Mau marah tapi malah nangis, marah tapi sampai banting banting barang, suka nyindir dan berbagai macam tingkah jelek lainnya. Ada kesaamaan tingkah laku diatas dengan bayi nangis karena haus mau minum susu. Tidak bisa mengekspresikan atau mengkomunikasikan pesan, emosi dan keingingan.
Kenapa kita tidak bisa mengekspresikan emosi atau keinginan itu alasannya ada dua. Karena memang emosi dan keingingan itu hal yang tabu, tidak umum dilakukan di lingkungan sosial sekitar, atau ya kitanya aja memang jarang aja melakukan itu. Gak terbiasa.
Misal, budaya memuji anak itu disini cukup jarang. Implikasinya adalah, penyampaian pesan yang lewat jalur lain yang biasanya lebih inefisien dan tidak elegan, menyebabkan pesan yang diterima terdistrosi ke penerima
Efeknya enggak cuma ke dia dan lawan, tapi juga ke sekitar. Misal kita tidak bisa mengkritik dengan bijak dan aman di kantor. Sangsi bahkan tidak hanya sosial. Implikasinya kantor menjadi sarang pasif agresif. Ada ruang anonim untuk mengkritik malah dipakai untuk pelampiasan. Pesan jadi distorsi, bahkan penerimanya pun tidak sesuai. Racun mulai menumpuk.
Dengan informasi ini kita bisa memahami bahwa apabila kita berhadapan dengan situasi yang seperti itu, dan berhadapan dengan orang yang seperti itu: pahami kenapa-nya.
Kebijaksanaan kita menyampaikan keingingan itu tidak bisa disamaratakan. Itupun dengan orang yang sudah memiliki kedewasaan emosi juga tetap tidak bisa, ya karena sesimple mereka tidak terbiasa.

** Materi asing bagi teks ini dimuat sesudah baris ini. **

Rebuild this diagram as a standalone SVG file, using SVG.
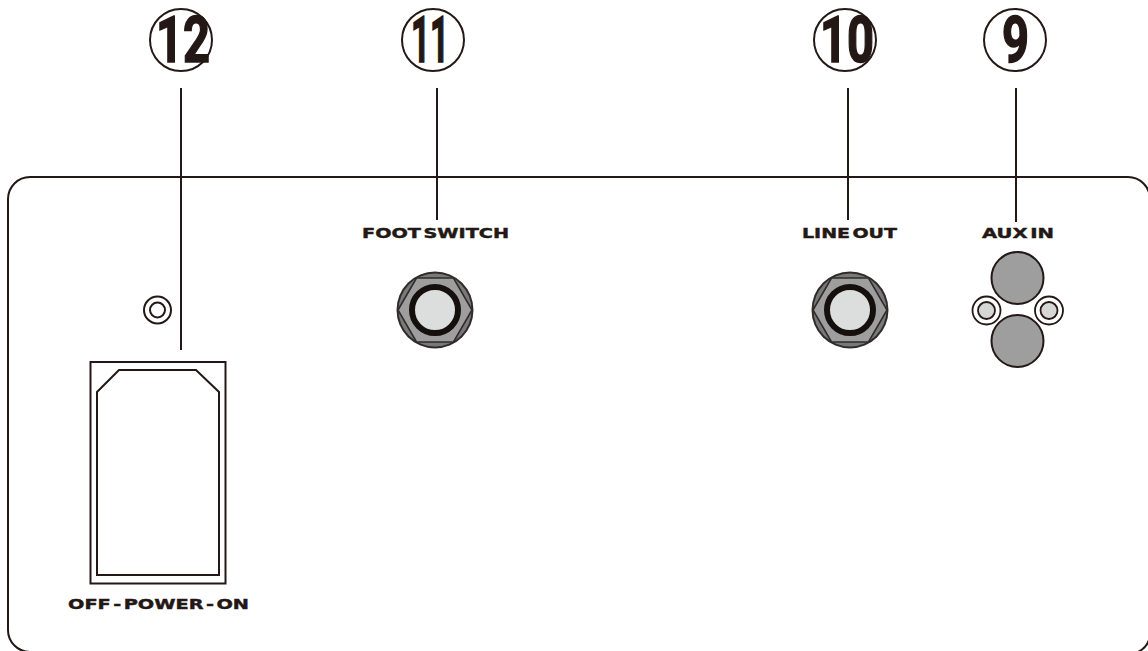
<svg xmlns="http://www.w3.org/2000/svg" width="1148" height="651" viewBox="0 0 1148 651">
<style>
.l{fill:none;stroke:#231815;stroke-width:2}
.n{font-family:Roboto,"Liberation Sans",sans-serif;font-weight:700;font-size:65px;fill:#231815;stroke:#231815;stroke-width:1.6}
.t{font-family:"DejaVu Sans",sans-serif;font-weight:700;font-size:13.5px;fill:#231815;stroke:#231815;stroke-width:.4;word-spacing:-3px}
</style>
<defs>
<g id="jack">
<circle r="38.5" fill="#2f2c2b"/>
<circle r="36.5" fill="#7a7979"/>
<polygon points="-37,0 -18.5,-32 18.5,-32 37,0 18.5,32 -18.5,32" fill="#9e9e9f" stroke="#2f2c2b" stroke-width="1.6"/>
<circle r="23" fill="#dcdddd" stroke="#150f0d" stroke-width="6"/>
</g>
<g id="small">
<circle r="14" fill="#fff" stroke="#231815" stroke-width="1.8"/>
<circle r="8.5" fill="#d6d6d6" stroke="#231815" stroke-width="1.8"/>
</g>
</defs>
<g id="panel"><path class="l" d="M30 652A22 22 0 0 1 8 630V199A22 22 0 0 1 30 177H1128A22 22 0 0 1 1150 199"/><path class="l" d="M1150 636A22 22 0 0 1 1138 652"/></g>
<g id="connectors">
<path class="l" d="M181 88V350M437 88V220M848 88V220M1016 88V222"/>
</g>
<g id="n12"><circle class="l" cx="181" cy="40" r="31"/><text class="n" x="156" y="62" textLength="54" lengthAdjust="spacingAndGlyphs">12</text></g>
<g id="n11"><circle class="l" cx="433" cy="40" r="31"/><text class="n" x="411" y="62" textLength="38" lengthAdjust="spacingAndGlyphs">11</text></g>
<g id="n10"><circle class="l" cx="845" cy="40" r="31"/><text class="n" x="820" y="62" textLength="54" lengthAdjust="spacingAndGlyphs">10</text></g>
<g id="n9"><circle class="l" cx="1015" cy="40" r="31"/><text class="n" x="1002" y="62" textLength="27" lengthAdjust="spacingAndGlyphs">9</text></g>
<g id="footswitch"><text class="t" x="362" y="238" textLength="147" lengthAdjust="spacingAndGlyphs">FOOT SWITCH</text><use href="#jack" x="435" y="310"/></g>
<g id="lineout"><text class="t" x="802" y="238" textLength="95" lengthAdjust="spacingAndGlyphs">LINE OUT</text><use href="#jack" x="850" y="310"/></g>
<g id="auxin"><text class="t" x="982" y="238" textLength="72" lengthAdjust="spacingAndGlyphs">AUX IN</text>
<circle cx="1017.5" cy="278" r="26" fill="#9e9e9f" stroke="#231815" stroke-width="2"/>
<circle cx="1017.5" cy="341" r="26" fill="#9e9e9f" stroke="#231815" stroke-width="2"/>
<use href="#small" x="986.5" y="310.5"/><use href="#small" x="1049" y="310.5"/></g>
<g id="screw"><circle class="l" cx="157.5" cy="310" r="13.5"/><circle class="l" cx="157.5" cy="310" r="7.5"/></g>
<g id="power">
<rect class="l" x="90.5" y="362" width="135" height="221.5"/>
<path class="l" d="M97 392L119 370H196L219 392V575H97Z"/>
<text class="t" x="68" y="609" textLength="181" lengthAdjust="spacingAndGlyphs">OFF - POWER - ON</text>
</g>
</svg>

Pahami, karena orang yang seperti itu pasti ingin kita paham pesan yang ingin ia sampaikan. Tapi tentu saja memahami tidak cukup apabila cara mereka mengekspresikannya sudah di level ekstrim.
Apabila hubungan dengan situasi atau orang tersebut sepadan dengan jalan yang penuh sabar dan penuh pengorbanan yang akan dilalui, maka lakukan terus. Apabila tidak ada jalan kedua: kabor.